In Unreal Engine 4 as you probably know for sure, when you enter a scene, all textures appear to be blurry. Other models might appear low detailed with their corresponding lower LOD. Gradually you can see more of the textures getting sharper as they are replaced with the higher resolutions. For sure this is done in a threaded manner so practically has a effect on the “VIEW” layer (if you think of the MVC style).

This translates practically to have reasonable super fast loading, without paying for startup cost. Not exactly that is a dream to come true but exactly if you consider to eliminate what makes users annoyed and what makes them practically happy, there are lots of lessons to be learned.

As for example, I could easily take this idea in the compositor.
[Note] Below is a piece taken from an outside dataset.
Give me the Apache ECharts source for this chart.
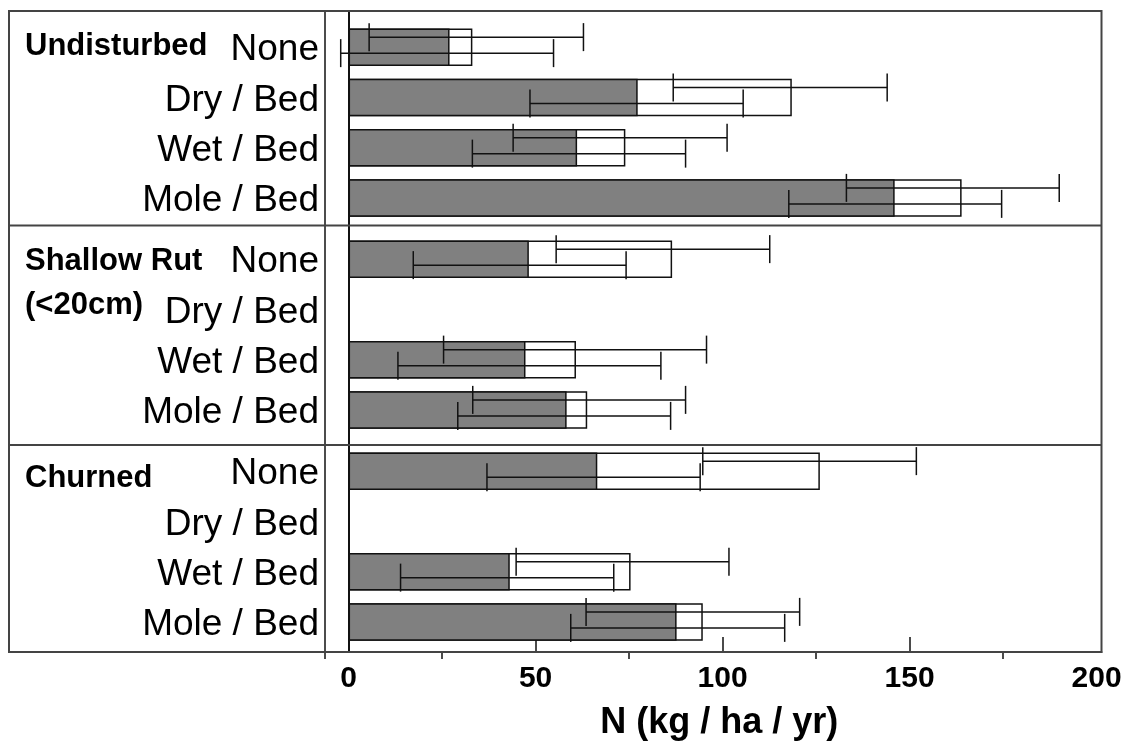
<!DOCTYPE html>
<html>
<head>
<meta charset="utf-8">
<script src="https://cdn.jsdelivr.net/npm/echarts@6/dist/echarts.min.js"></script>
<style>
  html, body { margin: 0; padding: 0; background: #fff; }
  #chart { width: 1128px; height: 746px; }
</style>
</head>
<body>
<div id="chart"></div>
<script>
// Site groups and drainage treatments (rows within each group)
const groupNames = ['Undisturbed', 'Shallow Rut\n(<20cm)', 'Churned'];
const treatments = ['None', 'Dry / Bed', 'Wet / Bed', 'Mole / Bed'];

// Filled (grey) bars, N in kg / ha / yr; null = not measured
const greyValues = [
  [27.0, 77.3, 61.1, 146.0],
  [48.2, null, 47.3, 58.3],
  [66.5, null, 43.1, 87.7]
];
// Open (white) bars
const whiteValues = [
  [33.1, 118.5, 74.0, 163.9],
  [86.5, null, 60.8, 63.8],
  [126.0, null, 75.4, 94.7]
];
// Error bar ends for the open bars
const whiteErrLow = [
  [5.5, 86.8, 44.0, 133.1],
  [55.5, null, 25.4, 33.2],
  [94.7, null, 44.8, 63.5]
];
const whiteErrHigh = [
  [62.8, 144.0, 101.2, 190.0],
  [112.6, null, 95.7, 90.1],
  [151.8, null, 101.7, 120.6]
];
// Error bar ends for the grey bars
const greyErrLow = [
  [-2.1, 48.5, 33.1, 117.7],
  [17.3, null, 13.2, 29.2],
  [37.0, null, 13.9, 59.4]
];
const greyErrHigh = [
  [54.8, 105.5, 90.1, 174.6],
  [74.2, null, 83.5, 86.1],
  [94.0, null, 70.9, 116.6]
];

// Axis ticks
const xTickLabels = [0, 50, 100, 150, 200];
const xInnerTicks = [50, 100, 150];
const xOuterTicks = [25, 75, 125, 175];
const xAxisTitle = 'N (kg / ha / yr)';

// ---- layout ----
const X_MIN = -6.3, X_MAX = 201.3;
const FRAME = { left: 9, top: 11, right: 1101.5, bottom: 652 };
const PLOT_LEFT = 325;
const groupTops = [22, 234, 446];
const GROUP_H = 201;
const dividers = [225.5, 445];
const groupLabelTops = [24, 239, 456];
const BAR_W = 37.5;
const WHITE_ERR_OFF = -10, GREY_ERR_OFF = 6, CAP = 14;
const FONT = '"Liberation Sans", Arial, Helvetica, sans-serif';
const LINE = '#111';
const FRAME_COLOR = '#444';

const grids = [], xAxes = [], yAxes = [], series = [];

groupTops.forEach(function (top, g) {
  grids.push({ left: PLOT_LEFT, top: top, width: FRAME.right - PLOT_LEFT, height: GROUP_H, containLabel: false });
  xAxes.push({ type: 'value', gridIndex: g, min: X_MIN, max: X_MAX, show: false });
  yAxes.push({
    type: 'category', gridIndex: g, data: treatments, inverse: true,
    axisLine: { show: false, onZero: false }, axisTick: { show: false }, splitLine: { show: false },
    // short line box anchored at the row centre nudges the text slightly below it
    axisLabel: { margin: 6, fontSize: 37, color: '#000', fontFamily: FONT, verticalAlign: 'top', lineHeight: 6 }
  });
  series.push({
    type: 'bar', xAxisIndex: g, yAxisIndex: g, data: whiteValues[g], barWidth: BAR_W, barGap: '-100%',
    itemStyle: { color: '#fff', borderColor: LINE, borderWidth: 1.5 }, z: 2, silent: true
  });
  series.push({
    type: 'bar', xAxisIndex: g, yAxisIndex: g, data: greyValues[g], barWidth: BAR_W, barGap: '-100%',
    itemStyle: { color: '#808080', borderColor: LINE, borderWidth: 1.5 }, z: 3, silent: true
  });
  const errData = [];
  treatments.forEach(function (t, i) {
    if (whiteValues[g][i] == null) return;
    errData.push([i, whiteErrLow[g][i], whiteErrHigh[g][i], greyErrLow[g][i], greyErrHigh[g][i]]);
  });
  series.push({
    type: 'custom', xAxisIndex: g, yAxisIndex: g, data: errData, z: 5, silent: true,
    encode: { y: 0, x: [1, 2, 3, 4] },
    renderItem: function (params, api) {
      const row = api.value(0);
      const children = [];
      [[1, 2, WHITE_ERR_OFF], [3, 4, GREY_ERR_OFF]].forEach(function (p) {
        const a = api.coord([api.value(p[0]), row]);
        const b = api.coord([api.value(p[1]), row]);
        const y = a[1] + p[2];
        const st = { stroke: LINE, lineWidth: 1.5 };
        children.push({ type: 'line', shape: { x1: a[0], y1: y, x2: b[0], y2: y }, style: st });
        children.push({ type: 'line', shape: { x1: a[0], y1: y - CAP, x2: a[0], y2: y + CAP }, style: st });
        children.push({ type: 'line', shape: { x1: b[0], y1: y - CAP, x2: b[0], y2: y + CAP }, style: st });
      });
      return { type: 'group', children: children };
    }
  });
});

// Full-height plot area carrying the value axis, the separator and the zero line
const fg = grids.length;
grids.push({ left: PLOT_LEFT, top: FRAME.top, width: FRAME.right - PLOT_LEFT, height: FRAME.bottom - FRAME.top, containLabel: false });
xAxes.push({
  type: 'value', gridIndex: fg, min: X_MIN, max: X_MAX, position: 'bottom',
  axisLine: { show: true, onZero: false, lineStyle: { color: FRAME_COLOR, width: 2 } },
  axisTick: { show: true, inside: true, length: 15, customValues: xInnerTicks, lineStyle: { color: LINE, width: 1.5 } },
  axisLabel: { customValues: xTickLabels, margin: 12, fontSize: 30, fontWeight: 'bold', color: '#000', fontFamily: FONT },
  splitLine: { show: false },
  name: xAxisTitle, nameLocation: 'middle', nameGap: 53,
  nameTextStyle: { fontSize: 36, fontWeight: 'bold', color: '#000', fontFamily: FONT, padding: [0, 0, 0, 12] }
});
xAxes.push({
  type: 'value', gridIndex: fg, min: X_MIN, max: X_MAX, position: 'bottom',
  axisLine: { show: false, onZero: false },
  axisTick: { show: true, inside: false, length: 7, customValues: [X_MIN].concat(xOuterTicks), lineStyle: { color: LINE, width: 1.5 } },
  axisLabel: { show: false }, splitLine: { show: false }
});
yAxes.push({
  type: 'value', gridIndex: fg, min: 0, max: 1,
  axisLine: { show: true, onZero: false, lineStyle: { color: LINE, width: 1.5 } },
  axisTick: { show: false }, axisLabel: { show: false }, splitLine: { show: false }
});
series.push({
  type: 'line', xAxisIndex: fg, yAxisIndex: fg, data: [], silent: true,
  markLine: {
    symbol: 'none', silent: true, label: { show: false },
    lineStyle: { color: LINE, width: 2, type: 'solid' },
    data: [{ xAxis: 0 }]
  }
});

// Outer box, group dividers and group names
const graphics = [{
  type: 'rect', silent: true, z: 10,
  shape: { x: FRAME.left, y: FRAME.top, width: FRAME.right - FRAME.left, height: FRAME.bottom - FRAME.top },
  style: { fill: 'none', stroke: FRAME_COLOR, lineWidth: 2 }
}];
dividers.forEach(function (y) {
  graphics.push({
    type: 'line', silent: true, z: 10,
    shape: { x1: FRAME.left, y1: y, x2: FRAME.right, y2: y },
    style: { stroke: FRAME_COLOR, lineWidth: 2 }
  });
});
groupNames.forEach(function (name, g) {
  graphics.push({
    type: 'text', silent: true, z: 10, left: 25, top: groupLabelTops[g],
    style: {
      text: name, fill: '#000', font: 'bold 31px ' + FONT,
      lineHeight: 44.3, verticalAlign: 'top', align: 'left'
    }
  });
});

const chart = echarts.init(document.getElementById('chart'), null, { renderer: 'canvas' });
chart.setOption({
  animation: false,
  backgroundColor: '#fff',
  grid: grids,
  xAxis: xAxes,
  yAxis: yAxes,
  series: series,
  graphic: graphics
});
</script>
</body>
</html>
As for example despite I have 1980x1680 composite view. The bulk of the work is done in preview panes because you always split your view, never the case to have a full monitor dedicated for nodes.

This means that there can be these types of views:

  • Full Resolution: Exactly as everything run this time.
  • Half Resolution: Acts as a replacement until the full resolution is generated.

I’m still dreaming of implementation of this task T53790 from Jeroen Bakker. That would seriously be a massive performance improvement, and something which is afaik new on the market.

1 Like

Lets say you want to use a roto as a mask for adding a shadow or something.
So you set the mode of the image editor (which displays the viewer node) to “mask”, then click on “new” to create a new mask, then probably name the mask (if you dont want to end up in a mess), then start drawing the mask, then you have to add a mask node in the node editor and select the desired mask. Thats a huge amount of steps needed for a simple task like adding a quick roto. In some other compositing software it works like this: you press “r” which creates a roto node and you immediatly can start drawing the roto in the viewer … that’s it.
And to make things worse Blender has to recalculate the comp (viewer node) on every change of the mask even if you dont use the mask.
Try this: add a picture to your comp, blur it 100px, and then connect the viewer node to it. Now try to make a mask while viewing the blured image, every time you move a point of the mask, Blender needs to recalculate (even though you are not doing anything with the mask yet) … thats completely nuts. And the hack to untick “use nodes” doesnt help here either.

2 Likes

Thanks clarifying @statix and @ManuelGrad

I’m looking into picking some tasks for the compositor. So far it seems performance is the biggest issue, so not sure if adding more nodes will make things significantly better at this stage. Also, some patches adding new nodes didn’t get any attention for a while (see D1984 and D2411).

It seems there are a lot of arguments against that approach so the revision for sampling based compositor has been abandoned.

Which makes T81650 seem like the most promising way forward.

5 Likes

Please do this to Blender. Compositing is essential for great results and currently a nightmare to use. :frowning:

1 Like

I don’t understand why the team focuses on the VSE instead of the Compositor. Both should evolve equally in my opinion or Compositor should have a priority because its use cases are much more needed, for both still and animations. Right now it is seriously lacking on performance, which is the bigger problem.

2 Likes

I have noticed that with images with very high resolution the initializing execution before compositing is using half CPU threads:

2021-01-09_16-53

You have very great points, but please don’t be so disrespectful. There is no real compositor module owner with a concrete roadmap and ambition to make the compositor work in heavy production environments. We need to find someone for this positin or wait until someone from the current dev team has time.

Sounds great. Does it make sense contribute with smaller things so you get a better feeling with the workflow of the development? Your project sounds like a big task to integrate into Blender.

It wasn’t my intention to be disrespectful. I am a big fan of Blender, the community, and it’s developers. I started with version 2.36 if I remember correctly and since many years I use Blender on a daily basis.
No disrespect towards the developers, they kick ass … but compositing in Blender (at the moment) is just painful and feels too broken to repair if not started from scratch.